Мистики много. Связь с найденными солдатами, она, безусловно, существует. Нужно по-особенному настроиться, когда идешь в поле. У нас есть ритуал – мы отправляемся с благословения священника. Если плохое предчувствие – нельзя ехать: слушай интуицию, она не обманет. Нельзя пить спиртное, как бы ни хотелось снять стресс, – теряешь осторожность, появляется легкое отношение такое: о, ну подумаешь, мина, я их уже сотни находил. А каждая мина – это смерть. И не только твоя, но и товарищей, которые рядом.
Наши враги… Знаете, мы занимаемся делом настолько большим и важным, что назвать глупости, с которыми мы сталкиваемся (и которых, увы, много), вражескими деяниями было бы неправильно.
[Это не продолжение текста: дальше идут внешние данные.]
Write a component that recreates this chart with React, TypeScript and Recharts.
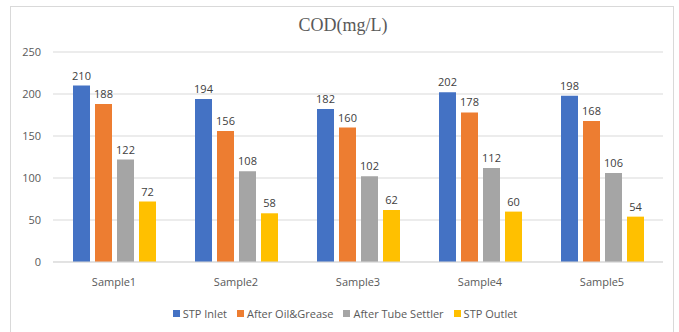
import { BarChart, Bar, XAxis, YAxis, CartesianGrid, Legend, LabelList } from 'recharts';

const categories = ['Sample1', 'Sample2', 'Sample3', 'Sample4', 'Sample5'];
const stpInlet = [210, 194, 182, 202, 198];
const afterOilGrease = [188, 156, 160, 178, 168];
const afterTubeSettler = [122, 108, 102, 112, 106];
const stpOutlet = [72, 58, 62, 60, 54];
const yTicks = [0, 50, 100, 150, 200, 250];

const series = [
  { key: 'inlet', name: 'STP Inlet', values: stpInlet, color: '#4472C4' },
  { key: 'oil', name: 'After Oil&Grease', values: afterOilGrease, color: '#ED7D31' },
  { key: 'tube', name: 'After Tube Settler', values: afterTubeSettler, color: '#A5A5A5' },
  { key: 'outlet', name: 'STP Outlet', values: stpOutlet, color: '#FFC000' },
];

const data = categories.map((c, i) => {
  const row: Record<string, string | number> = { name: c };
  series.forEach((s) => (row[s.key] = s.values[i]));
  return row;
});

const font = '"Open Sans", "Liberation Sans", sans-serif';

// legend in series order, Excel style
const renderLegend = () => (
  <div style={{ height: 20, display: 'flex', justifyContent: 'center', alignItems: 'center', gap: 10, fontSize: 11, color: '#595959', fontFamily: font }}>
    {series.map((s) => (
      <div key={s.key} style={{ display: 'flex', alignItems: 'center' }}>
        <span style={{ display: 'inline-block', width: 7, height: 7, background: s.color, marginRight: 3 }} />
        {s.name}
      </div>
    ))}
  </div>
);

export default function App() {
  return (
    <div style={{ position: 'absolute', left: 0, top: 0, width: 679, height: 332, background: '#fff', overflow: 'hidden', fontFamily: font }}>
      <div style={{ position: 'absolute', left: 10, top: 6, width: 664, height: 340, border: '1px solid #d9d9d9', boxSizing: 'border-box' }} />
      <div style={{ position: 'absolute', left: 0, top: 15, width: 686, textAlign: 'center', fontFamily: '"Liberation Serif", "Times New Roman", serif', fontSize: 18, color: '#595959' }}>
        COD(mg/L)
      </div>
      <BarChart
        width={679}
        height={332}
        data={data}
        margin={{ top: 52, right: 16, left: 10, bottom: 20 }}
        barSize={17}
        barGap={5}
        style={{ position: 'absolute', left: 0, top: 0 }}
      >
        <CartesianGrid vertical={false} stroke="#d9d9d9" />
        <XAxis
          dataKey="name"
          height={30}
          tickLine={false}
          axisLine={{ stroke: '#d9d9d9' }}
          tick={{ fontSize: 11, fill: '#595959', fontFamily: font }}
          tickMargin={10}
        />
        <YAxis
          domain={[0, 250]}
          ticks={yTicks}
          width={43}
          tickLine={false}
          axisLine={false}
          tick={{ fontSize: 11, fill: '#595959', fontFamily: font }}
          tickMargin={6}
        />
        <Legend verticalAlign="bottom" height={20} content={renderLegend} wrapperStyle={{ bottom: 9, left: 0, width: 690 }} />
        {series.map((s) => (
          <Bar key={s.key} dataKey={s.key} name={s.name} fill={s.color} isAnimationActive={false}>
            <LabelList dataKey={s.key} position="top" offset={6} fill="#404040" fontSize={11} fontFamily={font} />
          </Bar>
        ))}
      </BarChart>
    </div>
  );
}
Настоящие враги у нас идейные – те, кто сознательно искажают историю. А люди… ну, скажем, фермер, который понимает, что у него на поле братская могила, но говорит: «Не пущу, это моя частная собственность!», – враг или просто жадный дурак? Но не было ни разу, чтобы я не поговорил с фермером и он меня не понял. Всегда после общения разрешают работать и даже сами помогают. А есть чиновники, которые относятся просто формально: «Вот у вас такой-то документ должен быть. Нет у вас нужной печати? Мы не будем хоронить этих солдат». И это, конечно, страшная глупость.
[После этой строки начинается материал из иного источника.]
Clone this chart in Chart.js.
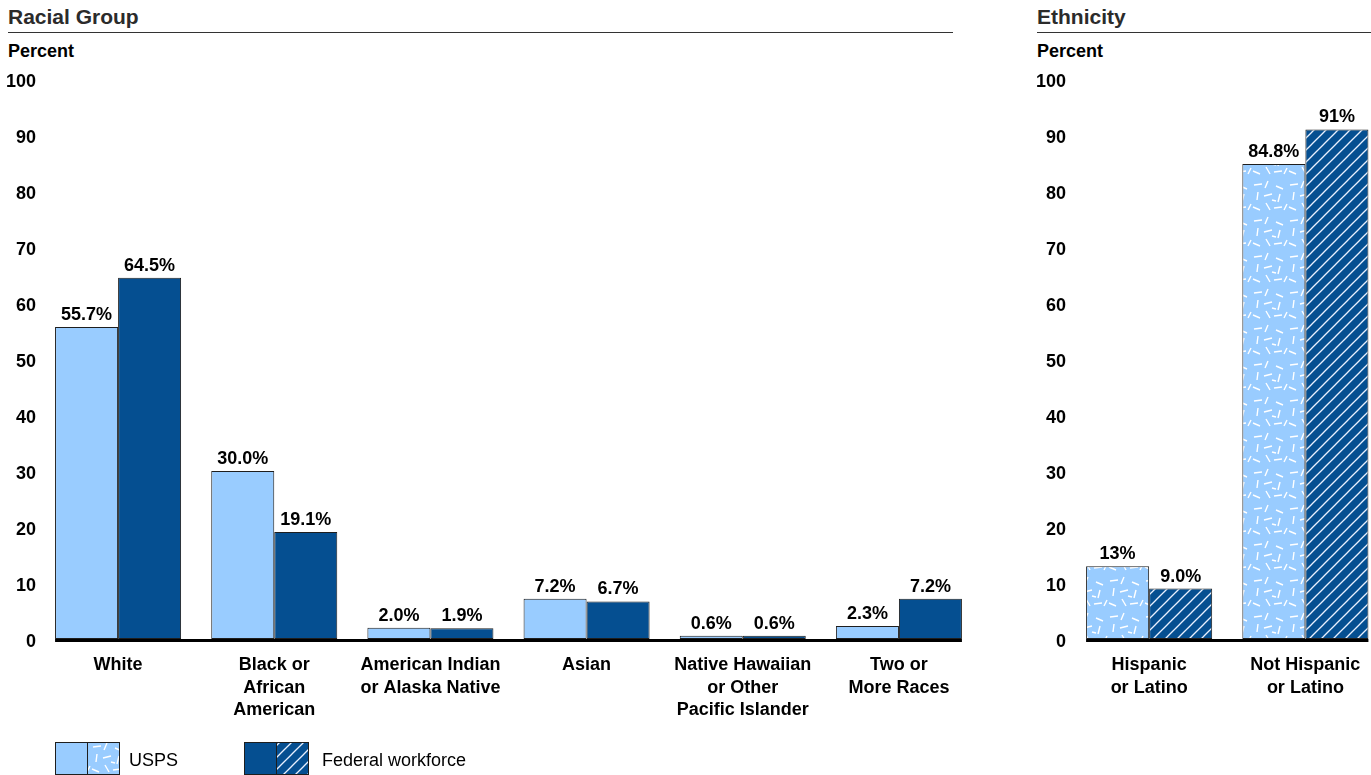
<!DOCTYPE html>
<html>
<head>
<meta charset="utf-8">
<script src="https://cdn.jsdelivr.net/npm/chart.js@4.4.1/dist/chart.umd.min.js"></script>
<style>
  html, body { margin: 0; padding: 0; background: #fff; overflow: hidden; width: 1371px; height: 775px; }
  body { position: relative; font-family: "Liberation Sans", Arial, sans-serif; }
  .title { position: absolute; font-weight: bold; font-size: 21px; color: #2b2b2b; line-height: 24px; }
  .rule { position: absolute; height: 0; border-top: 1.5px solid #333; }
  .unit { position: absolute; font-weight: bold; font-size: 18px; color: #000; line-height: 20px; }
  .cv { position: absolute; top: 0; }
  .leg { position: absolute; font-size: 18px; color: #000; line-height: 20px; }
  .sw { position: absolute; }
</style>
</head>
<body>
<div class="title" style="left:8px; top:5px;">Racial Group</div>
<div class="rule" style="left:8px; top:32px; width:945px;"></div>
<div class="unit" style="left:8px; top:41px;">Percent</div>

<div class="title" style="left:1037px; top:5px;">Ethnicity</div>
<div class="rule" style="left:1037px; top:32px; width:334px;"></div>
<div class="unit" style="left:1037px; top:41px;">Percent</div>

<canvas id="race" class="cv" width="990" height="775" style="left:0px; width:990px; height:775px;"></canvas>
<canvas id="eth" class="cv" width="400" height="775" style="left:1000px; width:400px; height:775px;"></canvas>

<canvas id="swUsps" class="sw" width="65" height="33" style="left:55px; top:742px;"></canvas>
<div class="leg" style="left:129px; top:750px;">USPS</div>
<canvas id="swFed" class="sw" width="65" height="33" style="left:244px; top:742px;"></canvas>
<div class="leg" style="left:322px; top:750px;">Federal workforce</div>

<script>
// ---------- DATA ----------
const raceCategories = [
  ['White'],
  ['Black or', 'African', 'American'],
  ['American Indian', 'or Alaska Native'],
  ['Asian'],
  ['Native Hawaiian', 'or Other', 'Pacific Islander'],
  ['Two or', 'More Races']
];
const raceUsps = [55.7, 30.0, 2.0, 7.2, 0.6, 2.3];
const raceFed = [64.5, 19.1, 1.9, 6.7, 0.6, 7.2];
const raceUspsLabels = ['55.7%', '30.0%', '2.0%', '7.2%', '0.6%', '2.3%'];
const raceFedLabels = ['64.5%', '19.1%', '1.9%', '6.7%', '0.6%', '7.2%'];

const ethCategories = [
  ['Hispanic', 'or Latino'],
  ['Not Hispanic', 'or Latino']
];
const ethUsps = [13, 84.8];
const ethFed = [9.0, 91];
const ethUspsLabels = ['13%', '84.8%'];
const ethFedLabels = ['9.0%', '91%'];

const seriesNames = ['USPS', 'Federal workforce'];
const yTicks = [0, 10, 20, 30, 40, 50, 60, 70, 80, 90, 100];

// ---------- STYLE ----------
const LIGHT = '#99CCFF';
const DARK = '#054F91';
const EDGE = '#1e1e1e';
const FONT = '"Liberation Sans", Arial, sans-serif';

// dash texture geometry (fixed)
const dashSegs = [
  [2,5,10,4],[16,1,13,8],[24,6,31,9],[6,12,5,20],[12,16,20,14],
  [28,14,26,22],[1,27,8,30],[14,23,18,30],[22,28,30,27],[32,30,35,24],[20,20,24,21]
];
function dashPattern(ctx) {
  const c = document.createElement('canvas');
  c.width = 36; c.height = 36;
  const g = c.getContext('2d');
  g.fillStyle = LIGHT; g.fillRect(0, 0, 36, 36);
  g.strokeStyle = '#ffffff'; g.lineWidth = 1.4; g.lineCap = 'butt';
  dashSegs.forEach(s => { g.beginPath(); g.moveTo(s[0], s[1]); g.lineTo(s[2], s[3]); g.stroke(); });
  return ctx.createPattern(c, 'repeat');
}
function hatchPattern(ctx) {
  const c = document.createElement('canvas');
  c.width = 12; c.height = 12;
  const g = c.getContext('2d');
  g.fillStyle = DARK; g.fillRect(0, 0, 12, 12);
  g.strokeStyle = '#e8f0ff'; g.lineWidth = 1.3;
  [[-1,13,13,-1],[-1,1,1,-1],[11,13,13,11]].forEach(s => { g.beginPath(); g.moveTo(s[0], s[1]); g.lineTo(s[2], s[3]); g.stroke(); });
  return ctx.createPattern(c, 'repeat');
}

const valueLabelPlugin = {
  id: 'valueLabels',
  afterDatasetsDraw(chart) {
    const ctx = chart.ctx;
    ctx.save();
    ctx.font = 'bold 18px ' + FONT;
    ctx.fillStyle = '#000';
    ctx.textAlign = 'center';
    ctx.textBaseline = 'alphabetic';
    chart.data.datasets.forEach((ds, i) => {
      const meta = chart.getDatasetMeta(i);
      meta.data.forEach((el, j) => {
        ctx.fillText(ds.valueLabels[j], el.x, el.y - 7);
      });
    });
    // baseline
    const m0 = chart.getDatasetMeta(0);
    const m1 = chart.getDatasetMeta(chart.data.datasets.length - 1);
    const first = m0.data[0], last = m1.data[m1.data.length - 1];
    const x1 = first.x - first.width / 2;
    const x2 = last.x + last.width / 2;
    ctx.strokeStyle = '#000';
    ctx.lineWidth = 3;
    ctx.beginPath();
    ctx.moveTo(x1, chart.chartArea.bottom + 1.5);
    ctx.lineTo(x2, chart.chartArea.bottom + 1.5);
    ctx.stroke();
    ctx.restore();
  }
};

function makeChart(id, cats, usps, fed, uspsL, fedL, uspsBg, fedBg, axisW, padRight, tickPad) {
  const ctx = document.getElementById(id).getContext('2d');
  return new Chart(ctx, {
    type: 'bar',
    data: {
      labels: cats,
      datasets: [
        { label: seriesNames[0], data: usps, valueLabels: uspsL, backgroundColor: uspsBg, borderColor: EDGE, borderWidth: 1, borderSkipped: false },
        { label: seriesNames[1], data: fed, valueLabels: fedL, backgroundColor: fedBg, borderColor: EDGE, borderWidth: 1, borderSkipped: false }
      ]
    },
    options: {
      responsive: false,
      animation: false,
      devicePixelRatio: 1,
      layout: { padding: { top: 79, right: padRight, left: 0, bottom: 0 } },
      plugins: { legend: { display: false }, tooltip: { enabled: false }, title: { display: false } },
      datasets: { bar: { barPercentage: 1.0, categoryPercentage: 0.807 } },
      scales: {
        x: {
          grid: { display: false, drawTicks: false },
          border: { display: false },
          ticks: { color: '#000', font: { family: FONT, size: 18, weight: 'bold', lineHeight: 1.25 }, padding: 15, maxRotation: 0, autoSkip: false },
          afterFit(s) { s.height = 136; }
        },
        y: {
          min: 0, max: 100,
          afterBuildTicks(s) { s.ticks = yTicks.map(v => ({ value: v })); },
          grid: { display: false, drawTicks: false },
          border: { display: false },
          ticks: { color: '#000', font: { family: FONT, size: 18, weight: 'bold' }, padding: tickPad, labelOffset: 3 },
          afterFit(s) { s.width = axisW; }
        }
      }
    },
    plugins: [valueLabelPlugin]
  });
}

const ethCtx = document.getElementById('eth').getContext('2d');

makeChart('race', raceCategories, raceUsps, raceFed, raceUspsLabels, raceFedLabels, LIGHT, DARK, 40, 13, 4);
makeChart('eth', ethCategories, ethUsps, ethFed, ethUspsLabels, ethFedLabels, dashPattern(ethCtx), hatchPattern(ethCtx), 71, 16.5, 5);

// legend swatches
function swatch(id, solid, patFn) {
  const c = document.getElementById(id);
  const g = c.getContext('2d');
  g.fillStyle = solid; g.fillRect(0, 0, 32, 33);
  g.fillStyle = patFn(g); g.fillRect(32, 0, 33, 33);
  g.strokeStyle = EDGE; g.lineWidth = 1;
  g.strokeRect(0.5, 0.5, 64, 32);
  g.beginPath(); g.moveTo(32.5, 0); g.lineTo(32.5, 33); g.stroke();
}
swatch('swUsps', LIGHT, dashPattern);
swatch('swFed', DARK, hatchPattern);
</script>
</body>
</html>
Похороны зачастую проводятся за наш счет, мы покупаем венки, заказываем гробы. Да, мы энтузиасты. Оборудование, экипировка – это все наши личные средства. Бюджет каждой экспедиции собираем заранее. Вот студенческие отряды иногда финансируют вузы. Мы часто подавали на гранты, но никогда не получали. Что-то у нас всегда не так: печать смазалась, запятая не там, «но на следующий год приходите, конечно, попробуем еще». Но мы не останавливаемся. Хотя обидно: было бы какое-то финансирование, можно было бы в разы больше сделать. Вот сейчас в Калининграде нашли солдат, там, по предварительным данным, и ростовчан, земляков наших, много. Мы поначалу решили, что на будущий год поедем большой экспедицией и выкопаем, но не можем: не хватает средств – перелет, другие затраты. Вот это огорчает. Но я уверен, ситуация рано или поздно изменится.